My thriller choice was The Second Death, a film about Alba, a cop trying to solve a murder mystery in a small town. The victims are discovered as being "burned from the inside out," found by the police with a rosary in their hands and positioned as if they were praying. When the clues and witness accounts start to incorporate religious undertones, Alba's faith and beliefs are tested (especially since she does not believe in God). The film has a great twist at the end, exposing the truth of the crime and how the local church was tied into it.

Although I am not one for scary films, this was a compelling story that never dropped the ball -- that is, there weren't any plot holes to leave you second guessing. The performances were also spot on, never breaking character or giving out dialogue that brought you back to reality. It's great to see all of the elements of a story such as this stay together all the way until the end. It certainly left me on the edge of my Alamo Village seat!
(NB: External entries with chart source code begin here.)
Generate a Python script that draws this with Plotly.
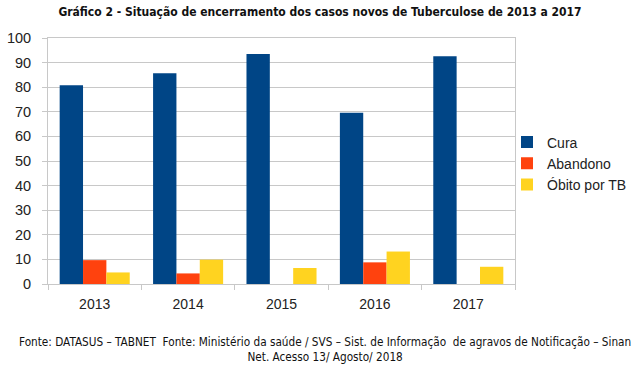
import plotly.graph_objects as go

anos = ["2013", "2014", "2015", "2016", "2017"]
cura = [80.8, 85.7, 93.5, 69.6, 92.6]
abandono = [9.7, 4.3, 0, 8.8, 0]
obito = [4.7, 9.9, 6.5, 13.2, 7.0]
yticks = [0, 10, 20, 30, 40, 50, 60, 70, 80, 90, 100]

series = [("Cura", cura, "#004586"), ("Abandono", abandono, "#ff420e"), ("Óbito por TB", obito, "#ffd320")]

fig = go.Figure()
for name, vals, col in series:
    fig.add_trace(go.Bar(x=anos, y=vals, name=name, marker=dict(color=col, line=dict(width=0))))

grid = "#c8c8c8"
fig.update_layout(
    width=640, height=365,
    margin=dict(l=48, r=125, t=38, b=81, autoexpand=False),
    paper_bgcolor="white", plot_bgcolor="white",
    barmode="group", bargap=0.25, bargroupgap=0,
    font=dict(family="Liberation Sans, Arial", color="#222", size=14),
    title=dict(text="<b>Gráfico 2 - Situação de encerramento dos casos novos de Tuberculose de 2013 a 2017</b>",
               x=0.5, xref="container", xanchor="center", y=0.967, yanchor="middle",
               font=dict(family="DejaVu Sans Condensed, DejaVu Sans", size=12, color="#111")),
    legend=dict(x=507 / 640, xref="container", xanchor="left", y=0.49, yanchor="middle",
                font=dict(size=14, color="#222"), itemwidth=30, tracegroupgap=0,
                bgcolor="rgba(0,0,0,0)"),
    showlegend=True,
)
fig.update_xaxes(type="category", showline=True, linecolor=grid, linewidth=1, mirror=True,
                 ticks="outside", tickson="boundaries", ticklen=5, tickcolor=grid,
                 showgrid=False, tickfont=dict(size=14, color="#222"), ticklabelstandoff=7,
                 automargin=False)
fig.update_yaxes(range=[0, 100], tickvals=yticks, showline=True, linecolor=grid, linewidth=1, mirror=True,
                 ticks="outside", ticklen=5, tickcolor=grid, showgrid=True, gridcolor=grid, gridwidth=1,
                 tickfont=dict(size=14.5, color="#222"), ticklabelstandoff=8, zeroline=False,
                 automargin=False)

fig.add_annotation(text="Fonte: DATASUS – TABNET  Fonte: Ministério da saúde / SVS – Sist. de Informação  de agravos de Notificação – Sinan<br>Net. Acesso 13/ Agosto/ 2018",
                   xref="paper", yref="paper", x=(325 - 48) / 467, y=-0.2, xanchor="center", yanchor="top",
                   showarrow=False, align="center",
                   font=dict(family="DejaVu Sans Condensed, DejaVu Sans", size=11.7, color="#111"))

fig.write_html("out.html", config={"displayModeBar": False},
               post_script="document.body.style.margin='0';document.body.style.overflow='hidden';")
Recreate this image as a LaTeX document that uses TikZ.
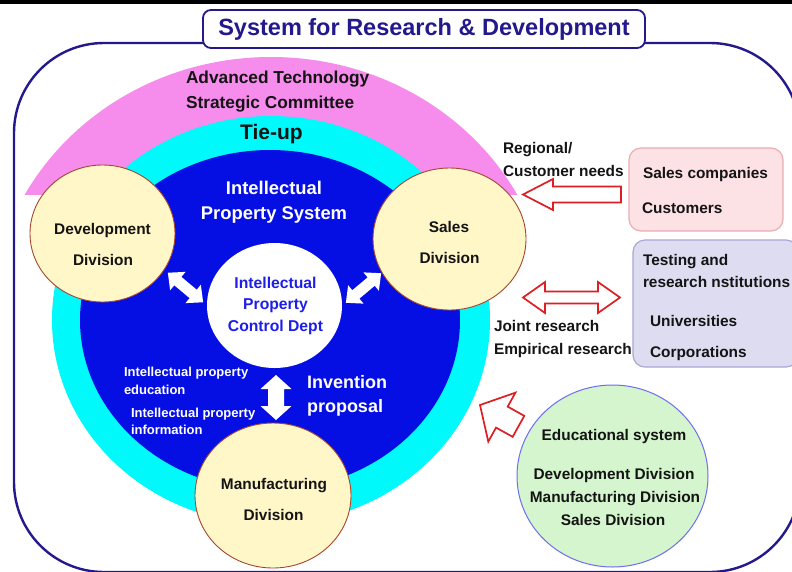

I ended the night with the documentary Sons of the Clouds. The recent film from acclaimed producer Alvaro Longoria caught my attention because Javier Bardem is also a producer. Although I wasn't quite sure what to expect, I'm glad I got the chance to see it. The film focuses on the community of the Western Sahara, a former Spanish colony torn between Spain and Morocco. The result is that the desert is now home to over 200,000 refugees, people living out of tents and trying to survive because neither country claims them. Bardem and Longoria set out to be a voice for these people, reaching out to members of the United Nations and human-rights activists to see what the future holds for the community.

What struck me most about this was the fact that I was not even aware of the situation. When this point was brought up in the post-film Q&A, Longoria said that he believed that 99% of the world is unaware of this issue because it is a nonviolent fight. The only reason Longoria himself found out about it was because a film of his played at a film festival that the Sahara community hosts. It really got me thinking about how many unpublished issues there are all over the world, many that we will never know about. I respect Longoria for fighting for these people, and using filmmaking as a tool for human rights.

Throughout the festival I spotted several Cine Las Americas jury members, such as Miguel Alvarez and Geoff Marslett, attending the films. It was encouraging to see them at the screenings, supporting the films and filmmakers. It just goes to show how important these stories are, and how many of these films are worth more than just one viewing. Congrats to the entire CLAIFF team for another successful year of moving cinema; I look forward to what the 17th year will bring to Austin.